Directive
Copy out the data below from the line containing "Clone this chart in matplotlib." to the line containing "of bars, px", both lines included, with all images left out.

Data for the task

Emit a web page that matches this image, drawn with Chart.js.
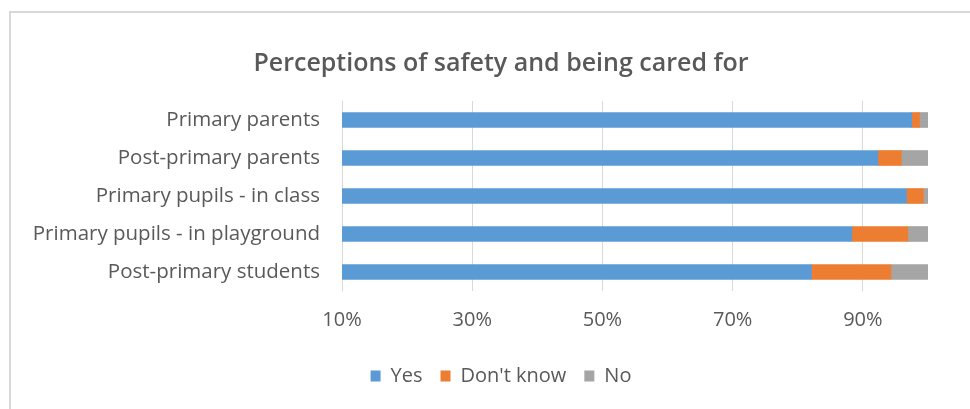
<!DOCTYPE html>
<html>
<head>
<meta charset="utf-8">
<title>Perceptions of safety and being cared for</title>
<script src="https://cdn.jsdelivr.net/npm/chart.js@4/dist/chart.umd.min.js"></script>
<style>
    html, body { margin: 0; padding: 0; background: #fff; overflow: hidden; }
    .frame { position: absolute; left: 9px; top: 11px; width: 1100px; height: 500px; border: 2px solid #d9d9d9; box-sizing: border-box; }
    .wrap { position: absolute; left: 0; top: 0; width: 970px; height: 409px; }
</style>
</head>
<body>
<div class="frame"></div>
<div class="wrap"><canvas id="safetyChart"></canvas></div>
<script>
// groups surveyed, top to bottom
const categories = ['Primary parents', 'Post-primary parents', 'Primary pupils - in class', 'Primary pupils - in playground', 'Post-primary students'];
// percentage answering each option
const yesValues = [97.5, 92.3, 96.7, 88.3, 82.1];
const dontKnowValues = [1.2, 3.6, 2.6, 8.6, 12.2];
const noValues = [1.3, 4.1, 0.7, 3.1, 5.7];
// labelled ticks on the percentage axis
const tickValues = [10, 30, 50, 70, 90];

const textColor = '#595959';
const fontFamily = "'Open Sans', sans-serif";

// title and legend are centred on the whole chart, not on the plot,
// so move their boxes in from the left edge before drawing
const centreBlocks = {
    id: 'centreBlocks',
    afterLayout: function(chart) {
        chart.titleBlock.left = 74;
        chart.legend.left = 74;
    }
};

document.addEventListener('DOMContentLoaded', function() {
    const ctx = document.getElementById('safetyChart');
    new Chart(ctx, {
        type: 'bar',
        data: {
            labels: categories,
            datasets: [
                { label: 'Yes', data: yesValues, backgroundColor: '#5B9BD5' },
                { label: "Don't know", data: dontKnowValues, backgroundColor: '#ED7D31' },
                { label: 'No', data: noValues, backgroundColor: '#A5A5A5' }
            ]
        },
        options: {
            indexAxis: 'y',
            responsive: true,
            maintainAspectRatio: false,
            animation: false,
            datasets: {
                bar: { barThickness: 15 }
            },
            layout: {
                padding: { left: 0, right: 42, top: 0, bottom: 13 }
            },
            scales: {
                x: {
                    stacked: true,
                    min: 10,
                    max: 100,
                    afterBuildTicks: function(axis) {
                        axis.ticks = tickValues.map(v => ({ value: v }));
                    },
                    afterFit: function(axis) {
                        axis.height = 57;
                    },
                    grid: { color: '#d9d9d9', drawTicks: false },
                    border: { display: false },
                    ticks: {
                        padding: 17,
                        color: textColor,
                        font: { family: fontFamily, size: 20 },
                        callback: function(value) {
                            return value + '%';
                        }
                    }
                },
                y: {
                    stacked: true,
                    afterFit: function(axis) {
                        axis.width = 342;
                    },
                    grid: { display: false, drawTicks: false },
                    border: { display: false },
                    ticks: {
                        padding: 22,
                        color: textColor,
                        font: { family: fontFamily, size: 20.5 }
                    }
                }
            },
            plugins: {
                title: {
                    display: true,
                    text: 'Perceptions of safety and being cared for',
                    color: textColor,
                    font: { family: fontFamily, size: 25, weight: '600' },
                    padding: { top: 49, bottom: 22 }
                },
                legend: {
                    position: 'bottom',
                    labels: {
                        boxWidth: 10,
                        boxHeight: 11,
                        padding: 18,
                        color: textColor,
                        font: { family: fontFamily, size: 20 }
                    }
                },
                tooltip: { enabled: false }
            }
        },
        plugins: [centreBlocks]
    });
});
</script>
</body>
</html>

...

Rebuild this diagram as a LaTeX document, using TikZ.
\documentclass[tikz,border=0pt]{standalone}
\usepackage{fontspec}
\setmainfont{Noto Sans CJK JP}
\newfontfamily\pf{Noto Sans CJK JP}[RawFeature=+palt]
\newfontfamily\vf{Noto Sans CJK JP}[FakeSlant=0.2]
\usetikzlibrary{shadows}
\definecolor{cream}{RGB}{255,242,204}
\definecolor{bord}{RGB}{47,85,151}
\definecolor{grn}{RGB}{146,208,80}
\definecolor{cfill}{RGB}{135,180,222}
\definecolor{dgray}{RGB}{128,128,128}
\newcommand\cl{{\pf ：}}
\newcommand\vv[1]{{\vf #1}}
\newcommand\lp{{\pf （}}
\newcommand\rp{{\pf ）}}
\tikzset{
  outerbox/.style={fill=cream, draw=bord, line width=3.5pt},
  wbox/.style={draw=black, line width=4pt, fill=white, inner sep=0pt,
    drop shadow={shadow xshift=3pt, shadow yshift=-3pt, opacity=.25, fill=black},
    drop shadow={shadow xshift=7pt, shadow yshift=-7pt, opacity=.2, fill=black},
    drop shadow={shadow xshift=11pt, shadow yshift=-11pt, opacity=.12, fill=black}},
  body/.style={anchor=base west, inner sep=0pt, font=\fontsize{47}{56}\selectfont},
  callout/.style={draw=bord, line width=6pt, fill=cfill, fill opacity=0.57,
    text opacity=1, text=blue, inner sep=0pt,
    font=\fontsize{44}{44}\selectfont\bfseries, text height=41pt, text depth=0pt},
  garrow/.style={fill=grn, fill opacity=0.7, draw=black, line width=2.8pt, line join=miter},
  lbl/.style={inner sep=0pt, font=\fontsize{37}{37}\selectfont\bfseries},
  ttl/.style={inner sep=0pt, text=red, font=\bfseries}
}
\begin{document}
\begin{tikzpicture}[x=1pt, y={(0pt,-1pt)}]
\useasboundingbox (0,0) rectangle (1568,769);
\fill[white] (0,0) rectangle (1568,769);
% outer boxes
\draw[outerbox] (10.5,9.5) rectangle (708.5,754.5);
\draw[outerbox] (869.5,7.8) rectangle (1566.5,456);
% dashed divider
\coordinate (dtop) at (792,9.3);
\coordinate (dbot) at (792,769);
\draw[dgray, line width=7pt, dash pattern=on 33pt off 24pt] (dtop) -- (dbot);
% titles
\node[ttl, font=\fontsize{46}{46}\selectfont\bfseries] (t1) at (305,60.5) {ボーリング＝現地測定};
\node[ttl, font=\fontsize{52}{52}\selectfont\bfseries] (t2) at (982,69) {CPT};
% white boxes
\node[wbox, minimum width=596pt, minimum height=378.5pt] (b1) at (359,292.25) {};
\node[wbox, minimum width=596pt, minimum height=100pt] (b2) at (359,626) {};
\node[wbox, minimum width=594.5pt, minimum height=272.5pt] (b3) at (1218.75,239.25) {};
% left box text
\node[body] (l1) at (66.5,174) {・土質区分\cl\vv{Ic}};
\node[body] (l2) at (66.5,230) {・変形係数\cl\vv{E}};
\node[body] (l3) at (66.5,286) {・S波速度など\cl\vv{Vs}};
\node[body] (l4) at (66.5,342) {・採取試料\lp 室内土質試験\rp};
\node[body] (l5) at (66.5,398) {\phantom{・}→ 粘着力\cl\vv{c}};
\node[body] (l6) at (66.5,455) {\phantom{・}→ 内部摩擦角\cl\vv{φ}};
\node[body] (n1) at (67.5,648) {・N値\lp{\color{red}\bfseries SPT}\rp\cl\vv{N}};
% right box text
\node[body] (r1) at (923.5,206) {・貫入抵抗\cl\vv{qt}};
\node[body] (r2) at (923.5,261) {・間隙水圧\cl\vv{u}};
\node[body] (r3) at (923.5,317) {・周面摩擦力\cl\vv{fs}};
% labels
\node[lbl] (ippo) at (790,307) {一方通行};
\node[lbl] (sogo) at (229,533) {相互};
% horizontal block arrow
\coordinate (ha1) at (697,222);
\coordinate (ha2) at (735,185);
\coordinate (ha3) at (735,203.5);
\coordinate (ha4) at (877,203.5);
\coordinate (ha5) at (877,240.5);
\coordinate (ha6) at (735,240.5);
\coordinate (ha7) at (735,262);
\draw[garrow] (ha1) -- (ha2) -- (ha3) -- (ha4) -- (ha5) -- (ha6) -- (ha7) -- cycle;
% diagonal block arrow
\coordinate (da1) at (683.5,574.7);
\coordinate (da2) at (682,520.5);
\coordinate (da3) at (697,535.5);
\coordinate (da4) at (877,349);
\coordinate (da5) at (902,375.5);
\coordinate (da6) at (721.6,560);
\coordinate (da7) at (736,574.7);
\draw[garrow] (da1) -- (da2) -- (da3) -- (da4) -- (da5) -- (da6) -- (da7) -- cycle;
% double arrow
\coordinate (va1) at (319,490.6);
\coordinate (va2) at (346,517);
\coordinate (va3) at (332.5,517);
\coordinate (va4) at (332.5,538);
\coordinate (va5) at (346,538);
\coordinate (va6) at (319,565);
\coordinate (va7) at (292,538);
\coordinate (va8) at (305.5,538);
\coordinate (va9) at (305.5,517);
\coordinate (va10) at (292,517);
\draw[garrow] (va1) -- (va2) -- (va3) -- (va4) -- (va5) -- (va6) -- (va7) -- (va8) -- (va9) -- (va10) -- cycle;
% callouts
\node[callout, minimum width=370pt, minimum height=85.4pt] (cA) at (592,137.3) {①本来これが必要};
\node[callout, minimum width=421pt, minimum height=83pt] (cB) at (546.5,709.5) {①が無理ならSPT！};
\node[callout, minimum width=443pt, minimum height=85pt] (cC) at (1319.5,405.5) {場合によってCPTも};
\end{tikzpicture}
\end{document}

==

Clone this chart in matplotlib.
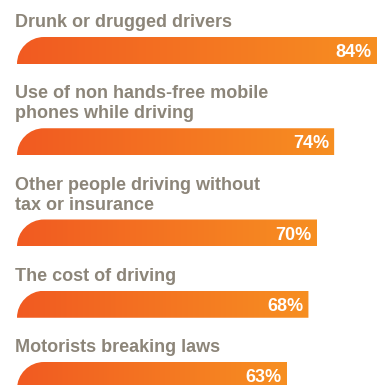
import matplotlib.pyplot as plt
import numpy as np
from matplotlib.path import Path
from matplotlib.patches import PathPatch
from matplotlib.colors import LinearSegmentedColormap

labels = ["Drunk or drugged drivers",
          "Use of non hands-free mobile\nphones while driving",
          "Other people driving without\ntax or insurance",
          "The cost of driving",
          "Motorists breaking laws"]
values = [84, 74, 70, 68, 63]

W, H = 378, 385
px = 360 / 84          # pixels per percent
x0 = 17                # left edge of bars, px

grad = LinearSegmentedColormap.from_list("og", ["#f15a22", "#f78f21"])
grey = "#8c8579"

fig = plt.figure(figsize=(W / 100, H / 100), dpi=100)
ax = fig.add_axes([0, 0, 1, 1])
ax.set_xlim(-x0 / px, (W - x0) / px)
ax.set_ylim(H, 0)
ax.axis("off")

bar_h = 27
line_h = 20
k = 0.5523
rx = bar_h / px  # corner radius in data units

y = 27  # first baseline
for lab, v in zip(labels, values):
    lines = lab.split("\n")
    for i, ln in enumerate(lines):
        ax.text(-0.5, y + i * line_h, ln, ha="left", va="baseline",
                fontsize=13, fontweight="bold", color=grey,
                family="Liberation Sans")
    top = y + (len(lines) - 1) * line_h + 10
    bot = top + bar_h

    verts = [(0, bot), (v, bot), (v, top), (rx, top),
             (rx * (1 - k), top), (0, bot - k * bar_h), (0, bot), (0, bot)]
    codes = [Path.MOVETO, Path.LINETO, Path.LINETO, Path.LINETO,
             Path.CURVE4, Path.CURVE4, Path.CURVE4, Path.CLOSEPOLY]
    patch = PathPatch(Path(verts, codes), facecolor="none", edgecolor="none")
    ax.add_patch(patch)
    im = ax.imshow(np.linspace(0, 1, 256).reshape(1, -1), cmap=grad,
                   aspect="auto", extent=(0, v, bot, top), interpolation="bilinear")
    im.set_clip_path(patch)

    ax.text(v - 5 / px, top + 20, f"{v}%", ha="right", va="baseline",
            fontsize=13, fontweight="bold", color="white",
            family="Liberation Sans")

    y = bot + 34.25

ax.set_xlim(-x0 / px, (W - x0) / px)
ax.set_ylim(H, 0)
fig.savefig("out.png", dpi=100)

Exercise solution
Clone this chart in matplotlib.
import matplotlib.pyplot as plt
import numpy as np
from matplotlib.path import Path
from matplotlib.patches import PathPatch
from matplotlib.colors import LinearSegmentedColormap

labels = ["Drunk or drugged drivers",
          "Use of non hands-free mobile\nphones while driving",
          "Other people driving without\ntax or insurance",
          "The cost of driving",
          "Motorists breaking laws"]
values = [84, 74, 70, 68, 63]

W, H = 378, 385
px = 360 / 84          # pixels per percent
x0 = 17                # left edge of bars, px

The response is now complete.